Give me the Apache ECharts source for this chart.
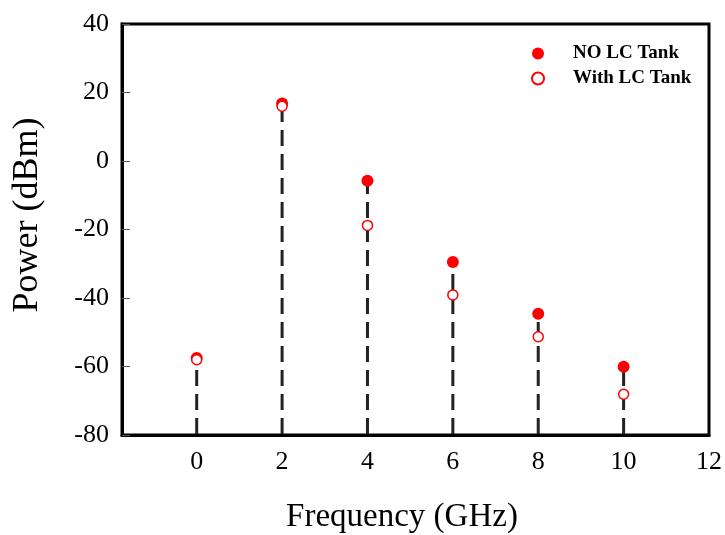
<!DOCTYPE html>
<html>
<head>
<meta charset="utf-8">
<script src="https://cdn.jsdelivr.net/npm/echarts@6/dist/echarts.min.js"></script>
<style>html,body{margin:0;padding:0;background:#fff}#c{width:725px;height:535px}</style>
</head>
<body>
<div id="c"></div>
<script>
var frequency = [0, 2, 4, 6, 8, 10];
var noLCTank = [-57.5, 16.8, -5.8, -29.5, -44.6, -60.1];
var withLCTank = [-58, 16, -18.8, -39.1, -51.3, -68.1];
var xTicks = [0, 2, 4, 6, 8, 10, 12];
var seriesNames = ['NO LC Tank', 'With LC Tank'];

var FONT = '"Liberation Serif", "Times New Roman", serif';
var chart = echarts.init(document.getElementById('c'), null, {renderer: 'canvas'});

var stemData = frequency.map(function (f, i) { return [f, Math.max(noLCTank[i], withLCTank[i])]; });

chart.setOption({
  animation: false,
  backgroundColor: '#fff',
  grid: {left: 122, right: 14, top: 24, bottom: 100, show: true, borderColor: '#000', borderWidth: 3, backgroundColor: 'transparent'},
  legend: {
    orient: 'vertical', left: 531, top: 44, itemWidth: 12, itemHeight: 12, itemGap: 6, padding: 0,
    data: seriesNames,
    textStyle: {fontFamily: FONT, fontWeight: 'bold', fontSize: 19, color: '#000', padding: [0, 0, 0, 24]}
  },
  xAxis: {
    type: 'value', min: -1.75, max: 12,
    axisLine: {show: true, onZero: false, lineStyle: {color: '#000', width: 3}},
    axisTick: {show: false},
    splitLine: {show: false},
    axisLabel: {customValues: xTicks, fontFamily: FONT, fontSize: 26, color: '#000', margin: 14}
  },
  yAxis: {
    type: 'value', min: -80, max: 40, interval: 20,
    axisLine: {show: true, onZero: false, lineStyle: {color: '#000', width: 3}},
    axisTick: {show: true, inside: true, length: 8, lineStyle: {color: '#555', width: 1}},
    splitLine: {show: false},
    axisLabel: {fontFamily: FONT, fontSize: 26, color: '#000', margin: 13}
  },
  graphic: [
    {type: 'text', x: 402, y: 517, style: {text: 'Frequency (GHz)', font: '33px ' + FONT, fill: '#000', align: 'center', verticalAlign: 'middle'}},
    {type: 'text', x: 28, y: 215, rotation: Math.PI / 2, style: {text: 'Power (dBm)', font: '36px ' + FONT, fill: '#000', align: 'center', verticalAlign: 'middle'}}
  ],
  series: [
    {
      type: 'custom', name: 'stems', z: 1, silent: true,
      data: stemData,
      renderItem: function (params, api) {
        var x = api.value(0), y = api.value(1);
        var p0 = api.coord([x, -80]);
        var p1 = api.coord([x, y]);
        return {type: 'line', shape: {x1: p0[0], y1: p0[1] - 1, x2: p1[0], y2: p1[1]},
          style: {stroke: '#222', lineWidth: 3, lineDash: [16, 8]}};
      }
    },
    {
      type: 'scatter', name: seriesNames[0], z: 3, symbol: 'circle', symbolSize: 12,
      itemStyle: {color: '#ff0000', opacity: 1},
      data: frequency.map(function (f, i) { return [f, noLCTank[i]]; })
    },
    {
      type: 'scatter', name: seriesNames[1], z: 4, symbol: 'circle', symbolSize: 10,
      itemStyle: {color: '#fff', borderColor: '#ff0000', borderWidth: 1.5, opacity: 1},
      data: frequency.map(function (f, i) { return [f, withLCTank[i]]; })
    }
  ]
});
</script>
</body>
</html>
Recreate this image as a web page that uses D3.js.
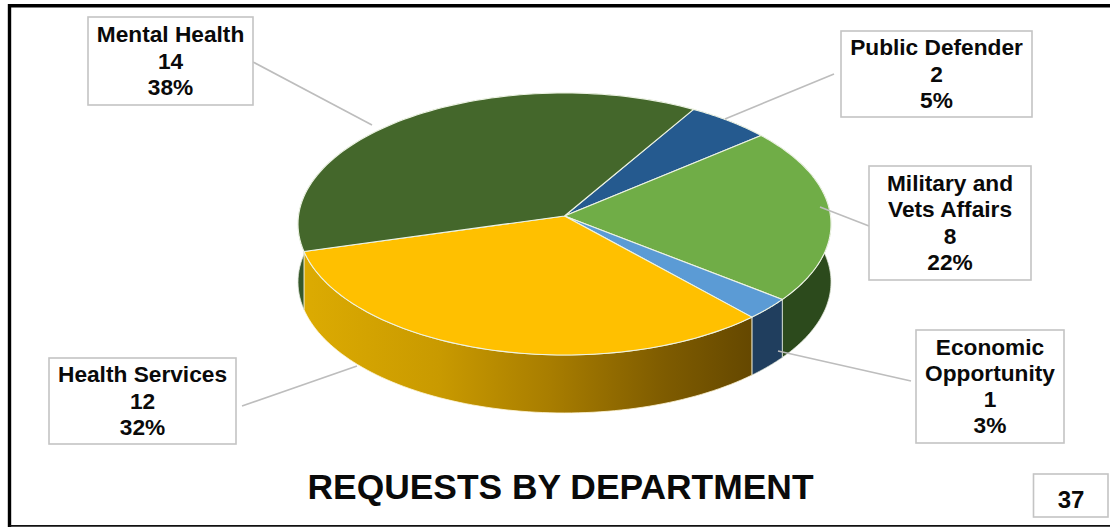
<!DOCTYPE html>
<html><head><meta charset="utf-8">
<script src="https://cdn.jsdelivr.net/npm/d3@7/dist/d3.min.js"></script>
<style>html,body{margin:0;padding:0;background:#fff}svg{display:block}text{font-family:"Liberation Sans",Arial,sans-serif;font-weight:bold;fill:#0a0a0a}</style>
</head><body><svg id="c" width="1110" height="527"></svg>
<script>
const departments = ["Public Defender","Military and Vets Affairs","Economic Opportunity","Health Services","Mental Health"];
const counts = [2,8,1,12,14];
const percents = ["5%","22%","3%","32%","38%"];
const labelLines = [["Public Defender"],["Military and","Vets Affairs"],["Economic","Opportunity"],["Health Services"],["Mental Health"]];
const topColors = ["#255a8f","#70ad47","#5b9bd5","#ffc000","#44672b"];
const wallColors = ["#1c3f63","#2c4a1c","#203e5e","url(#gold)","#35572a"];
const boxes = [[841,31,191,86],[869,166,162,114],[916,330,148,113],[49,358,187,86],[88,17,165,88]];
const leaders = [[[834,74],[725,119]],[[869,226],[820,207]],[[911,381],[778,351]],[[242,406],[357,366]],[[253,62],[372,125]]];
const title = "REQUESTS BY DEPARTMENT";
const pageNumber = "37";

const svg = d3.select("#c");
const cx = 564.5, cy = 216, rx = 266, ry = 130.5, k = 0.061, depth = 58;
const startDeg = 30.7;
const project = (a, r = 1) => {
  const u = r * Math.sin(a), v = -r * Math.cos(a), d = 1 - k * v;
  return [cx + rx * u / d, cy + ry * v / d];
};
const pie = d3.pie().sort(null).startAngle(startDeg * Math.PI / 180).endAngle((startDeg + 360) * Math.PI / 180);
const arcs = pie(counts);
const line = d3.line();
const sample = (a0, a1) => d3.range(0, 81).map(i => project(a0 + (a1 - a0) * i / 80));

const defs = svg.append("defs");
const gold = defs.append("linearGradient").attr("id", "gold").attr("gradientUnits", "userSpaceOnUse")
  .attr("x1", 304).attr("x2", 752).attr("y1", 0).attr("y2", 0);
[[0, "#dcab02"], [0.3, "#c99a00"], [0.55, "#a87d00"], [0.8, "#7f5c00"], [1, "#654800"]].forEach(s =>
  gold.append("stop").attr("offset", s[0]).attr("stop-color", s[1]));

svg.append("rect").attr("width", 1110).attr("height", 527).attr("fill", "#fff");

// side walls
svg.append("g").selectAll("path").data(arcs).join("path")
  .attr("d", d => {
    const p = sample(d.startAngle, d.endAngle);
    const low = p.map(q => [q[0], q[1] + depth]).reverse();
    return line(p.concat(low)) + "Z";
  })
  .attr("fill", (d, i) => wallColors[i])
  .attr("stroke", (d, i) => i === 3 ? "#fff6d8" : "#dfe6d8").attr("stroke-width", 0.8).attr("stroke-linejoin", "round");

// tops
svg.append("g").selectAll("path").data(arcs).join("path")
  .attr("d", d => line([[cx, cy]].concat(sample(d.startAngle, d.endAngle))) + "Z")
  .attr("fill", (d, i) => topColors[i])
  .attr("stroke", "#edf3e4").attr("stroke-width", 1.1).attr("stroke-linejoin", "round");

// leaders
svg.append("g").selectAll("path").data(leaders).join("path")
  .attr("d", d => line(d)).attr("fill", "none").attr("stroke", "#bdbdbd").attr("stroke-width", 1.6);

// labels
const lab = svg.append("g").selectAll("g").data(departments).join("g");
lab.append("rect")
  .attr("x", (d, i) => boxes[i][0]).attr("y", (d, i) => boxes[i][1])
  .attr("width", (d, i) => boxes[i][2]).attr("height", (d, i) => boxes[i][3])
  .attr("fill", "#fff").attr("stroke", "#c4c4c4").attr("stroke-width", 1.6);
lab.each(function (d, i) {
  const lines = labelLines[i].concat([String(counts[i]), percents[i]]);
  const b = boxes[i], mid = b[0] + b[2] / 2, lh = 26.3;
  const y0 = b[1] + b[3] / 2 - (lines.length - 1) * lh / 2 + 7.5;
  d3.select(this).selectAll("text").data(lines).join("text")
    .attr("x", mid).attr("y", (t, j) => y0 + j * lh)
    .attr("text-anchor", "middle").attr("font-size", 22.7).text(t => t);
});

// frame
svg.append("path").attr("d", "M9.5,527V5.7H1110").attr("fill", "none").attr("stroke", "#000").attr("stroke-width", 3.4);
svg.append("path").attr("d", "M9.5,525.8H1110").attr("fill", "none").attr("stroke", "#111").attr("stroke-width", 1.8);

svg.append("text").attr("x", 560.5).attr("y", 499).attr("text-anchor", "middle").attr("font-size", 35.4).text(title);

svg.append("rect").attr("x", 1033.5).attr("y", 474).attr("width", 74.5).attr("height", 43)
  .attr("fill", "#fff").attr("stroke", "#c4c4c4").attr("stroke-width", 1.6);
svg.append("text").attr("x", 1071).attr("y", 508).attr("text-anchor", "middle").attr("font-size", 24).text(pageNumber);
</script></body></html>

The exercise ▸
Everything from the first line to the line with "var stemData = frequency.map(function" must be repeated exactly, and nothing else. Leave the pictures out.

Response to this task ▸
Give me the Apache ECharts source for this chart.
<!DOCTYPE html>
<html>
<head>
<meta charset="utf-8">
<script src="https://cdn.jsdelivr.net/npm/echarts@6/dist/echarts.min.js"></script>
<style>html,body{margin:0;padding:0;background:#fff}#c{width:725px;height:535px}</style>
</head>
<body>
<div id="c"></div>
<script>
var frequency = [0, 2, 4, 6, 8, 10];
var noLCTank = [-57.5, 16.8, -5.8, -29.5, -44.6, -60.1];
var withLCTank = [-58, 16, -18.8, -39.1, -51.3, -68.1];
var xTicks = [0, 2, 4, 6, 8, 10, 12];
var seriesNames = ['NO LC Tank', 'With LC Tank'];

var FONT = '"Liberation Serif", "Times New Roman", serif';
var chart = echarts.init(document.getElementById('c'), null, {renderer: 'canvas'});

var stemData = frequency.map(function (f, i) { return [f, Math.max(noLCTank[i], withLCTank[i])]; });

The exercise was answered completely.